►

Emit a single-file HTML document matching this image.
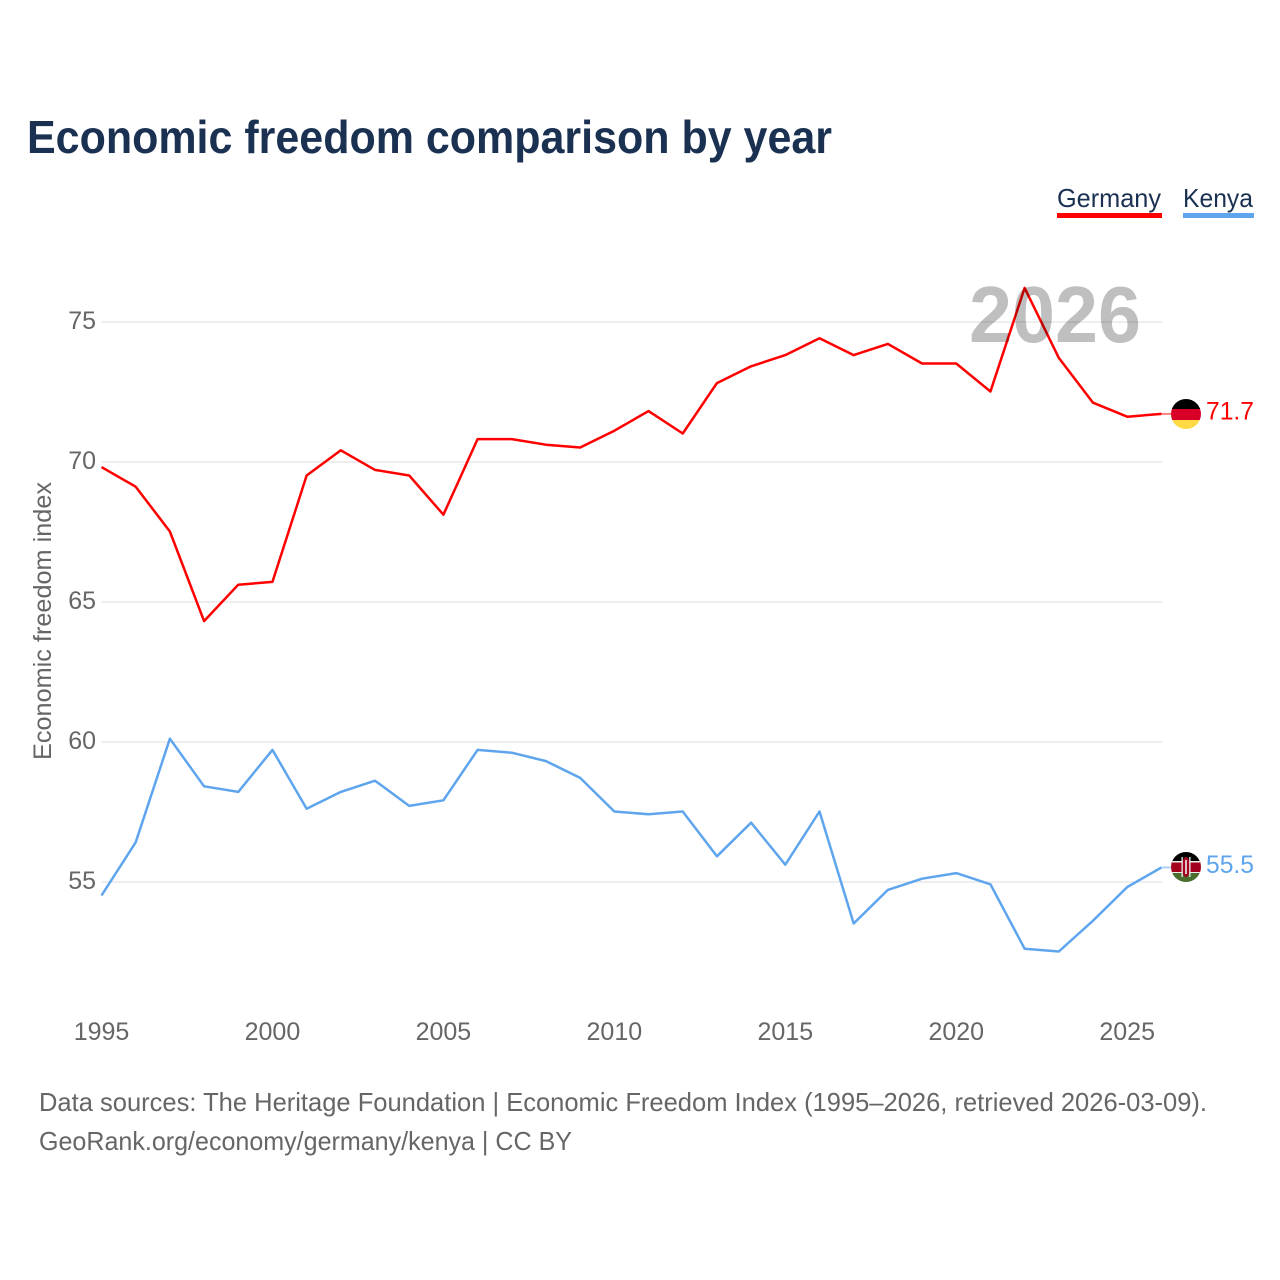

◄
►

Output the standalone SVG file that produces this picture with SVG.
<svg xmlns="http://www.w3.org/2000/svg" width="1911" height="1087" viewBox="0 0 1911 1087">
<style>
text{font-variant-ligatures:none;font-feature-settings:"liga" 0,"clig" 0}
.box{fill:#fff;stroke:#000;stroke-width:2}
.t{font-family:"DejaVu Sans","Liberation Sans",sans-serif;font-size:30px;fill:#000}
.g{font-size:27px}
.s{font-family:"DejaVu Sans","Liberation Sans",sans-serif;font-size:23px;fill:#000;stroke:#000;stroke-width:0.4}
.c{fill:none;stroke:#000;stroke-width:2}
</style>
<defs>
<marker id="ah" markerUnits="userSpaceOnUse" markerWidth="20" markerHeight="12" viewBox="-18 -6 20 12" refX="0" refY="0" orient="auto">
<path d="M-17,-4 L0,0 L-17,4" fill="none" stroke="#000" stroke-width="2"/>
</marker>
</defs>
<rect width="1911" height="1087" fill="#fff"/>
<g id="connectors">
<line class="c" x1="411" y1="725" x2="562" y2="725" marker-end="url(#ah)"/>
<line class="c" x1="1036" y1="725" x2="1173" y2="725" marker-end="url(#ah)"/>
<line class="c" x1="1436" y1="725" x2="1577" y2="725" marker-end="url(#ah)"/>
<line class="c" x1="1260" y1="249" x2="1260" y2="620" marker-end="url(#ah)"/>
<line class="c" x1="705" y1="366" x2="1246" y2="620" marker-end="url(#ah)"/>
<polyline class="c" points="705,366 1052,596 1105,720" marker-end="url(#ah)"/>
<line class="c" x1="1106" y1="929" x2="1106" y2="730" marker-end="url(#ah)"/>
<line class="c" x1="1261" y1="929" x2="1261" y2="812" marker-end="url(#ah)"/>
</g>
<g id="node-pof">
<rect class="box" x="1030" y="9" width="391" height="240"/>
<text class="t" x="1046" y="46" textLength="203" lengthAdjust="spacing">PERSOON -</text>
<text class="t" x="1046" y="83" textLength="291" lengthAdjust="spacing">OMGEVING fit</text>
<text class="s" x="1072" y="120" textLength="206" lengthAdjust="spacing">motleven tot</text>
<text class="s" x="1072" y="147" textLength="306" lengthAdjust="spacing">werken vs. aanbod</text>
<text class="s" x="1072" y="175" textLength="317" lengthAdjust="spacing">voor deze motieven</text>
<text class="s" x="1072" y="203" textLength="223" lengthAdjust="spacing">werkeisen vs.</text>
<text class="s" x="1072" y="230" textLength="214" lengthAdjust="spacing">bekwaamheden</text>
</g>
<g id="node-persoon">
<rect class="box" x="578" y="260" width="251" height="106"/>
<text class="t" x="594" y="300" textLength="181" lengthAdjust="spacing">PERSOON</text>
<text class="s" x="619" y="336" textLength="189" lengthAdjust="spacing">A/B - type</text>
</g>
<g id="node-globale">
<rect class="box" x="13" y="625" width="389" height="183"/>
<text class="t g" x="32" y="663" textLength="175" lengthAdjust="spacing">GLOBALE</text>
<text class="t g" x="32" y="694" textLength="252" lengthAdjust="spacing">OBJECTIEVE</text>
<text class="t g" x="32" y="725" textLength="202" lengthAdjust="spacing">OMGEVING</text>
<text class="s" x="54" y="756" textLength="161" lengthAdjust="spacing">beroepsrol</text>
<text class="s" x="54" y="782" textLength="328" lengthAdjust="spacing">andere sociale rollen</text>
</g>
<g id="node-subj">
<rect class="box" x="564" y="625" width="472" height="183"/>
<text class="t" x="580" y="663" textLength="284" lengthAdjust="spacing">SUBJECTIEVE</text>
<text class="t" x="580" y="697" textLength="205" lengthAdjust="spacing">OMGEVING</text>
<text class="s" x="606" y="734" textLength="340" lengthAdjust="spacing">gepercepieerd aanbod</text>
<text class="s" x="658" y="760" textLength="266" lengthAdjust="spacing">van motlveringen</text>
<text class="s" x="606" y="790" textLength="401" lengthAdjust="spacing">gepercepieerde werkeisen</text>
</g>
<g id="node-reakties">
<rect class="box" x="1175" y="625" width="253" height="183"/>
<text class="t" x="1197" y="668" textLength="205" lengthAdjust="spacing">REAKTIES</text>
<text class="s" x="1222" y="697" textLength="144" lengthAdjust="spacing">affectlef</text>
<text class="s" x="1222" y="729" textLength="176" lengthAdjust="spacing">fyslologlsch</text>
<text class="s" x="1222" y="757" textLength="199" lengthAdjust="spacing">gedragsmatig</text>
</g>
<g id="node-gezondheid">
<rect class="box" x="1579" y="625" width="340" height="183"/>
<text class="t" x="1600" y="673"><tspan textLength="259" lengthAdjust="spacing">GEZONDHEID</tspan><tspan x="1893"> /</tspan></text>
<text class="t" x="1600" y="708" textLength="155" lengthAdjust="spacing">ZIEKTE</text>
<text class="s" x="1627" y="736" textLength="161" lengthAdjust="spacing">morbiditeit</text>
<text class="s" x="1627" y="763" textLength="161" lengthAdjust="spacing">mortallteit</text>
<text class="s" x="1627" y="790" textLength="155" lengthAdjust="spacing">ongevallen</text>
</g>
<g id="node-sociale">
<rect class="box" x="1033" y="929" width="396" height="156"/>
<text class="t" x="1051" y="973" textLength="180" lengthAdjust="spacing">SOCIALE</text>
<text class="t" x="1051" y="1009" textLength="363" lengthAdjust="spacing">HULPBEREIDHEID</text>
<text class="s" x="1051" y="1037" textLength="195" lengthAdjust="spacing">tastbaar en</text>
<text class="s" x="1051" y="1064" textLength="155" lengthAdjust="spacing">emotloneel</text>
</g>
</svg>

◄

Read the entries and show each line that mentions "file".

[WRITTEN RESPONSE]
Emit a single-file HTML document matching this image.
Output the standalone SVG file that produces this picture with SVG.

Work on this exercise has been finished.